The federal government's huge investment in science and technology is giving rise to new research that evaluates the impact of nationally-funded R&D programs. Two Georgia Tech public policy professors are leading researchers in the field and presented this month at a White House conference on the subject.
In September, U.S. House of Representatives Research and Science Education Subcommittee Chairman, Daniel Lipinski said, "Given the magnitude of the federal investment in science and technology, there is a need for objective analysis and evaluation of federally funded R&D programs. And given the size of the budget deficit, Congressional decision makers need the best information possible to make sure we are spending taxpayer dollars optimally."
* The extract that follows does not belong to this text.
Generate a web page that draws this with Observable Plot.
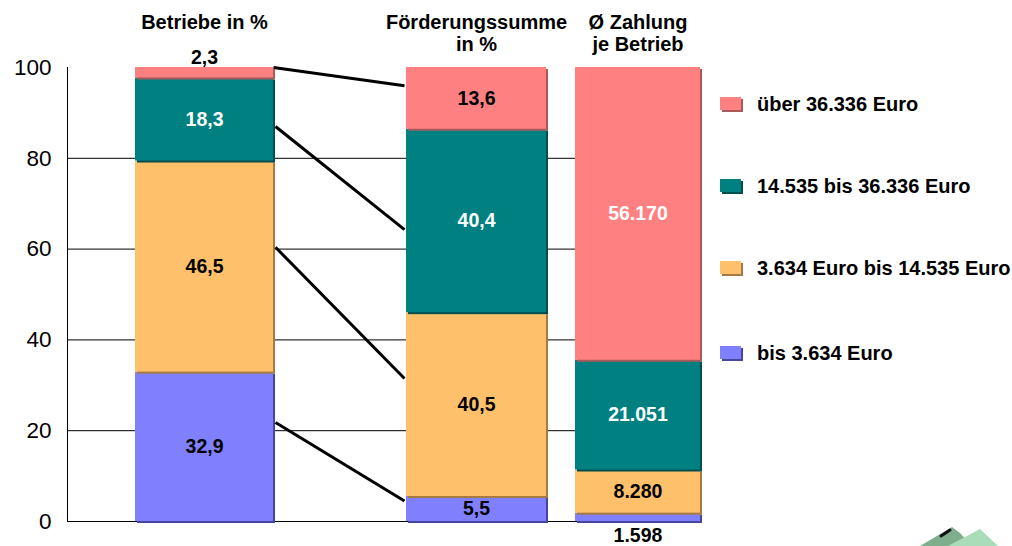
<!DOCTYPE html>
<html><head><meta charset="utf-8">
<script src="https://cdn.jsdelivr.net/npm/d3@7"></script>
<script src="https://cdn.jsdelivr.net/npm/@observablehq/plot@0.6"></script>
<style>
html,body{margin:0;padding:0;background:#fff;}
#wrap{position:relative;width:1012px;height:546px;overflow:hidden;font-family:"Liberation Sans",Arial,sans-serif;}
.leg{position:absolute;left:720px;height:24px;display:flex;align-items:center;font-weight:bold;font-size:20px;color:#000;white-space:nowrap;}
.sw{position:relative;width:23px;height:15px;margin-right:14px;}
.sw .sh{position:absolute;left:2px;top:2px;width:21px;height:13px;}
.sw .mn{position:absolute;left:0;top:0;width:21px;height:13px;}
#logo{position:absolute;left:900px;top:515px;}
</style></head>
<body><div id="wrap"></div>
<script>
// ---- data ----
const classes = ["bis 3.634 Euro", "3.634 Euro bis 14.535 Euro", "14.535 bis 36.336 Euro", "über 36.336 Euro"];
const colors = ["#8080FF", "#FFC06B", "#008080", "#FF8080"];
const shadowColors = ["#4646A0", "#A57A3E", "#004E4E", "#A85A5A"];
const barKeys = ["betriebe", "foerderung", "zahlung"];
const barTitles = ["Betriebe in %", "Förderungssumme\nin %", "Ø Zahlung\nje Betrieb"];
const betriebe = [32.9, 46.5, 18.3, 2.3];     // % of farms
const foerderung = [5.5, 40.5, 40.4, 13.6];   // % of funding
const zahlung = [1598, 8280, 21051, 56170];   // Euro per farm
const yTicks = [0, 20, 40, 60, 80, 100];
const connectorFrom = [100, 87, 60.4, 21.8];  // y at Betriebe bar
const connectorTo = [96, 64.3, 31.5, 4.5];    // y at Förderung bar

// ---- layout (pixel x positions of columns) ----
const layout = {
  betriebe: {x1: 135, x2: 273},
  foerderung: {x1: 406, x2: 546},
  zahlung: {x1: 575, x2: 700}
};
const axisX = 67, gridEnd = 700;

const fmtPct = v => v.toLocaleString("de-DE", {minimumFractionDigits: 1, maximumFractionDigits: 1});
const fmtEur = v => v.toLocaleString("de-DE");

const seriesByBar = {betriebe, foerderung, zahlung};
const segments = [];
barKeys.forEach(key => {
  const vals = seriesByBar[key];
  const total = d3.sum(vals);
  let acc = 0;
  vals.forEach((v, i) => {
    const h = v / total * 100;
    segments.push({
      bar: key, i, cls: classes[i], value: v,
      x1: layout[key].x1, x2: layout[key].x2,
      y1: acc, y2: acc + h,
      label: key === "zahlung" ? fmtEur(v) : fmtPct(v)
    });
    acc += h;
  });
});

const labels = segments.map(s => {
  const h = s.y2 - s.y1;
  const small = h < 5;
  let y, pos = "in";
  if (!small) { y = (s.y1 + s.y2) / 2; }
  else if (s.i === classes.length - 1) { y = s.y2; pos = "above"; }
  else { y = s.y1; pos = "below"; }
  const white = !small && (s.i === 2 || (s.bar === "zahlung" && s.i === 3));
  return {x: (s.x1 + s.x2) / 2, y, pos, text: s.label, fill: white ? "#fff" : "#000"};
});

const connectors = connectorFrom.map((f, k) => ({
  x1: layout.betriebe.x2 + (k === 0 ? 0 : 2), y1: f,
  x2: layout.foerderung.x1 - 2, y2: connectorTo[k]
}));

const headers = barKeys.map((k, j) => ({x: (layout[k].x1 + layout[k].x2) / 2, text: barTitles[j]}));

const segMarks = [];
classes.forEach((c, i) => {
  const segs = segments.filter(s => s.i === i);
  segMarks.push(Plot.rect(segs, {x1: "x1", x2: "x2", y1: "y1", y2: "y2", fill: shadowColors[i], dx: 2, dy: 2}));
  segMarks.push(Plot.rect(segs, {x1: "x1", x2: "x2", y1: "y1", y2: "y2", fill: colors[i]}));
});

const labelOpts = {x: "x", y: "y", text: "text", fill: "fill", fontSize: 19.5, fontWeight: "bold"};

const chart = Plot.plot({
  width: 1012, height: 546,
  marginTop: 67, marginBottom: 25, marginLeft: axisX, marginRight: 0,
  x: {domain: [axisX, 1012], axis: null},
  y: {domain: [0, 100], axis: null},
  style: {fontFamily: "'Liberation Sans', Arial, sans-serif", background: "#fff", overflow: "visible"},
  marks: [
    Plot.ruleY(yTicks.filter(t => t < 100), {x1: axisX, x2: gridEnd, stroke: "#000", strokeWidth: 1, strokeOpacity: 1}),
    Plot.ruleX([axisX], {y1: 0, y2: 100, stroke: "#000", strokeWidth: 1}),
    Plot.text(yTicks, {x: axisX, y: d => d, text: d => String(d), textAnchor: "end", dx: -16, fontSize: 22.5, fill: "#000"}),
    ...segMarks,
    Plot.link(connectors, {x1: "x1", y1: "y1", x2: "x2", y2: "y2", stroke: "#000", strokeWidth: 3}),
    Plot.text(labels.filter(d => d.pos === "in"), labelOpts),
    Plot.text(labels.filter(d => d.pos === "above"), {...labelOpts, dy: -10}),
    Plot.text(labels.filter(d => d.pos === "below"), {...labelOpts, dy: 14}),
    Plot.text(headers, {x: "x", text: "text", frameAnchor: "top", lineAnchor: "top", dy: -54, fontSize: 20, fontWeight: "bold", lineHeight: 1.1, fill: "#000"})
  ]
});
const wrap = document.getElementById("wrap");
wrap.appendChild(chart);

// legend
const legendY = [92, 174, 256, 341];
[3, 2, 1, 0].forEach((i, k) => {
  const el = document.createElement("div");
  el.className = "leg";
  el.style.top = legendY[k] + "px";
  el.innerHTML = `<div class="sw"><div class="sh" style="background:${shadowColors[i]}"></div><div class="mn" style="background:${colors[i]}"></div></div><span>${classes[i]}</span>`;
  wrap.appendChild(el);
});

// logo fragment (bottom right)
const logo = document.createElementNS("http://www.w3.org/2000/svg", "svg");
logo.setAttribute("id", "logo"); logo.setAttribute("width", "112"); logo.setAttribute("height", "31");
logo.innerHTML = `<polygon points="20,31 52,12 60,18 72,31" fill="#7fae8c"/>
<polygon points="48,31 80,14 98,31" fill="#a9dcb8"/>
<line x1="41" y1="21" x2="50" y2="15" stroke="#111" stroke-width="3" stroke-linecap="round"/>`;
wrap.appendChild(logo);
</script>
</body></html>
Lipinski's remarks highlighted the science of science policy (SoSP), an emerging field of interdisciplinary research that is promoted by the White House Office of Science and Technology's SoSP initiative and receives funding from the National Science Foundation. Associate Dean of Research and Public Policy Professor Susan Cozzens, and Professor and Chair of the School of Public Policy Diana Hicks are leading researchers in the field, which is providing a scientifically rigorous basis from which policy makers and researchers can assess the impacts of the nation's scientific and engineering enterprise, improve their understanding of its dynamics, and assess likely outcomes.
Cozzens and Hicks were invited presenters at the White House Office of Science and Technology’s (OSTP) Workshop on the Science of Science Measurement December 2-3, which included researchers from Harvard, MIT Sloan School of Management, and the University of Michigan. The workshop was sponsored by the OSTP’s National Science and Technology Council (NSTC), a Cabinet-level Council chaired by President Obama that is charged with establishing “clear national goals for Federal science and technology investments in a broad array of areas that span virtually all the mission areas of the executive branch.” Its scientific committee included members of key federal policy and research funding groups including National Institute of Standards and Technology, the National Institute of Health, Department of Defense, the National Science Foundation, the Environmental Protection Agency, BEA, and the Department of Education.
Cozzens and Michele Snoeck (Universidad de la Republica, Uruguay) presented "Knowledge to Policy: Contributing to the Measurement of Social, Health, and Environmental Benefits ". Hicks presented "Systemic data infrastructure for innovation policy " during the segment focused on Technology Development and Deployment.
The workshop was intended to “create a dialogue between the Federal science and technology (S&T) agencies and the research community about relevant models, tools, and data that advance scientific measurement in key areas of national S&T interest: economic benefits; social, health and environmental benefits; S&T workforce development; and technology development and deployment. Secondly, the workshop was to identify a joint Science of Science Policy research agenda for the Federal S&T agencies and the research community.